Statista: Was bedeutet die Entwicklung für Medien und Kommunikatoren? Henze: Audio-Kommunikation stellt völlig andere Anforderungen an Werbung und Marketing. Plakativ gesprochen: Auf interfacelosen Devices kann ich keine Banner schalten. Stattdessen muss ich mir Fragen stellen wie: Wie klingt eigentlich meine Marke? Audio-Branding wird extrem wichtig. Für Medien bieten sich ganz neue, non-lineare und bequem zu konsumierende Formate mit hohem Reichweitenpotenzial. Aber auch medienpolitische Themen der Plattformabhängigkeit kommen auf uns zu. Die Unternehmen der Fokusgruppe Audio im BVDW verfügen hier über hohe Kompetenz und agieren bereits heute an der Spitze der "Voice first"Revolution.

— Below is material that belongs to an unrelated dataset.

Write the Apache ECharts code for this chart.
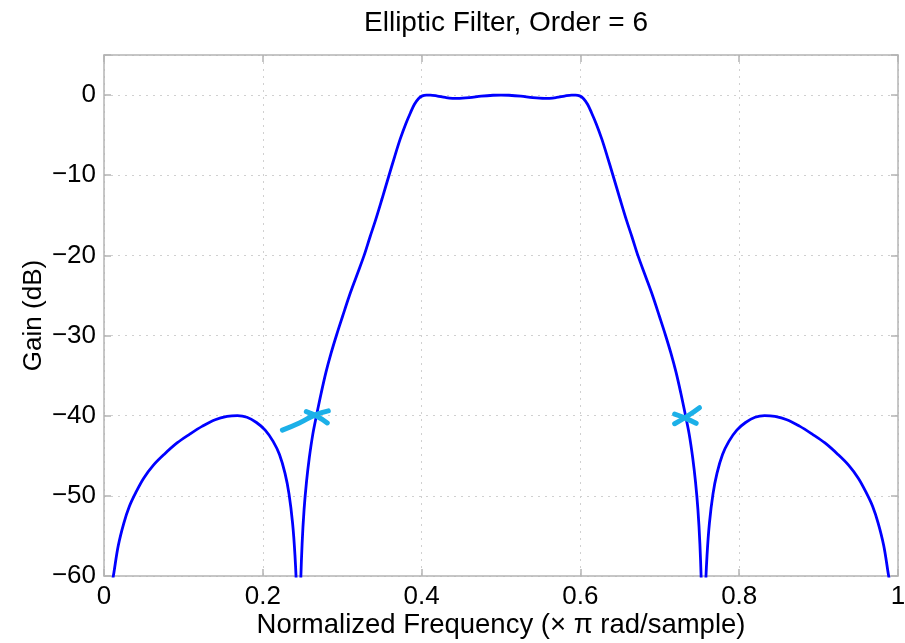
<!DOCTYPE html>
<html>
<head>
<meta charset="utf-8">
<title>Elliptic Filter, Order = 6</title>
<script src="https://cdn.jsdelivr.net/npm/echarts@6/dist/echarts.min.js"></script>
<style>
  html, body { margin: 0; padding: 0; background: #fff; }
  #chart { width: 905px; height: 643px; }
</style>
</head>
<body>
<div id="chart"></div>
<script>
// normalized frequency (x pi rad/sample)
const freq = [
  0.006, 0.01, 0.0126, 0.018, 0.025, 0.032, 0.04, 0.05, 0.062, 0.076, 0.092, 0.108, 0.124, 0.14, 0.155,
  0.168, 0.18, 0.192, 0.203, 0.213, 0.221, 0.228, 0.233, 0.2375, 0.2405, 0.2425, 0.2445, 0.2453,
  0.2462, 0.2475, 0.2495, 0.252, 0.255, 0.2585, 0.263, 0.268, 0.2735, 0.2795, 0.286, 0.293, 0.3005,
  0.3088, 0.318, 0.3276, 0.335, 0.342, 0.35, 0.359, 0.366, 0.373, 0.38, 0.386, 0.391, 0.396, 0.401,
  0.406, 0.411, 0.42, 0.43, 0.445, 0.46, 0.475, 0.49, 0.5,
  0.51, 0.525, 0.54, 0.555, 0.57, 0.58, 0.589, 0.594, 0.599, 0.604, 0.609, 0.614, 0.62, 0.627, 0.634,
  0.641, 0.65, 0.658, 0.665, 0.6724, 0.682, 0.6912, 0.6995, 0.707, 0.714, 0.7205, 0.7265, 0.732, 0.737,
  0.7415, 0.745, 0.748, 0.7505, 0.7525, 0.7538, 0.7547, 0.7555, 0.7575, 0.7595, 0.7625, 0.767, 0.772,
  0.779, 0.787, 0.797, 0.808, 0.82, 0.832, 0.845, 0.86, 0.876, 0.892, 0.908, 0.924, 0.938, 0.95, 0.96,
  0.968, 0.975, 0.982, 0.9874, 0.99, 0.994
];
// gain in dB
const gain = [
  -65.1, -61.2, -59.5, -56.2, -53.4, -51.3, -49.6, -47.8, -46.2, -44.8, -43.4, -42.3, -41.3, -40.5, -40.1,
  -40, -40.2, -40.85, -41.8, -43.2, -44.85, -47.2, -49.75, -53.4, -57.4, -61.9, -72.8, -90,
  -69.5, -61.7, -56, -51.7, -48.3, -45.3, -42.3, -39.8, -37.2, -34.6, -32.2, -29.9, -27.6,
  -25.1, -22.6, -20, -17.7, -15.6, -13, -10, -7.7, -5.5, -3.6, -2.2, -1.15, -0.45, -0.1,
  0, 0, -0.12, -0.3, -0.42, -0.33, -0.14, -0.02, 0,
  -0.02, -0.14, -0.33, -0.42, -0.3, -0.12, 0, 0, -0.1, -0.45, -1.15, -2.2, -3.6, -5.5, -7.7,
  -10, -13, -15.6, -17.7, -20, -22.6, -25.1, -27.6, -29.9, -32.2, -34.6, -37.2, -39.8, -42.3,
  -45.3, -48.3, -51.7, -56, -61.7, -69.5, -90, -72.8, -61.9, -57.4, -53.4, -49.75, -47.2,
  -44.85, -43.2, -41.8, -40.85, -40.2, -40, -40.1, -40.5, -41.3, -42.3, -43.4, -44.8, -46.2, -47.8, -49.6,
  -51.3, -53.4, -56.2, -59.5, -61.2, -65.1
];
// hand-drawn cyan marks near -40 dB
const markLeftA = [[0.2247, -41.8], [0.246, -40.9], [0.266, -39.9], [0.2825, -39.4]];
const markLeftB = [[0.2548, -39.5], [0.2686, -40.1], [0.2812, -40.9]];
const markRightA = [[0.7187, -41.0], [0.734, -40.1], [0.75, -39.0]];
const markRightB = [[0.7187, -39.8], [0.732, -40.3], [0.7458, -40.95]];

const yTicks = [-60, -50, -40, -30, -20, -10, 0];

const FONT = '"Liberation Sans", Arial, Helvetica, sans-serif';
const chart = echarts.init(document.getElementById('chart'));

const frame = '#b4b4b4';
const fmtY = v => (yTicks.indexOf(v) < 0 ? '' : (v < 0 ? '\u2212' + (-v) : String(v)));

function markSeries(data) {
  return {
    type: 'line',
    data: data,
    smooth: true,
    symbol: 'none',
    lineStyle: { color: '#1cb0e8', width: 5, cap: 'round', join: 'round' },
    z: 5
  };
}

chart.setOption({
  animation: false,
  backgroundColor: '#fff',
  title: {
    text: 'Elliptic Filter, Order = 6',
    left: 501,
    top: 4,
    textAlign: 'center',
    textStyle: { fontFamily: FONT, fontSize: 28, fontWeight: 'normal', color: '#000' }
  },
  grid: { left: 104, right: 7, top: 55, bottom: 67, containLabel: false, outerBoundsMode: 'none' },
  xAxis: [
    {
      type: 'value', min: 0, max: 1, interval: 0.2,
      name: 'Normalized Frequency (\u00d7 \u03c0 rad/sample)',
      nameLocation: 'middle', nameGap: 35, nameMoveOverlap: false,
      nameTextStyle: { fontFamily: FONT, fontSize: 27.5, color: '#000' },
      axisLine: { onZero: false, lineStyle: { color: frame, width: 1.5 } },
      axisTick: { inside: true, length: 7, lineStyle: { color: frame, width: 1.5 } },
      axisLabel: { fontFamily: FONT, fontSize: 26, color: '#000', margin: 8 },
      splitLine: { show: true, lineStyle: { color: '#d0d0d0', type: [2, 5], width: 1 } }
    },
    {
      type: 'value', min: 0, max: 1, interval: 0.2, position: 'top',
      axisLine: { onZero: false, lineStyle: { color: frame, width: 1.5 } },
      axisTick: { inside: true, length: 7, lineStyle: { color: frame, width: 1.5 } },
      axisLabel: { show: false },
      splitLine: { show: false }
    }
  ],
  yAxis: [
    {
      type: 'value', min: -60, max: 5, interval: 10,
      name: 'Gain (dB)',
      nameLocation: 'middle', nameGap: 57, nameMoveOverlap: false,
      nameTextStyle: { fontFamily: FONT, fontSize: 26, color: '#000' },
      axisLine: { show: true, onZero: false, lineStyle: { color: frame, width: 1.5 } },
      axisTick: { show: true, inside: true, length: 7, lineStyle: { color: frame, width: 1.5 } },
      axisLabel: { fontFamily: FONT, fontSize: 26, color: '#000', margin: 8, formatter: fmtY },
      splitLine: { show: true, lineStyle: { color: '#d0d0d0', type: [2, 5], width: 1 } }
    },
    {
      type: 'value', min: -60, max: 5, interval: 10, position: 'right',
      axisLine: { show: true, onZero: false, lineStyle: { color: frame, width: 1.5 } },
      axisTick: { show: true, inside: true, length: 7, lineStyle: { color: frame, width: 1.5 } },
      axisLabel: { show: false },
      splitLine: { show: false }
    }
  ],
  series: [
    {
      type: 'line',
      data: freq.map((f, i) => [f, gain[i]]),
      smooth: 0.35,
      symbol: 'none',
      clip: true,
      lineStyle: { color: '#0000ff', width: 2.8 },
      z: 3
    },
    markSeries(markLeftA),
    markSeries(markLeftB),
    markSeries(markRightA),
    markSeries(markRightB)
  ]
});
</script>
</body>
</html>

ZUR PERSON Rainer Henze ist Gründer und Vorstand der laut.ag, verantwortlich für das Internet-Musikmagazin laut.de und das User Generated Radio™ laut.fm. Sein Werdegang: geboren 1971, aufgewachsen in Wolfsburg, Studium in Konstanz, Hamburg und London, Abschluss als Diplom-Verwaltungswissenschaftler. Ab 1998 Gründungsgesellschafter der Konstanzer Internetagentur SEITENBAU GmbH, seit 2012 Vorsitzender der Fokusgruppe Audio im Bundesverband Digitale Wirtschaft (BVDW), der zentralen Interessenvertretung für Unternehmen, die digitale Geschäftsmodelle betreiben oder deren Wertschöpfung auf dem Einsatz digitaler Technologien beruht. Im Livestream auf laut.fm/rnr spielt er seine Hits des Jahres.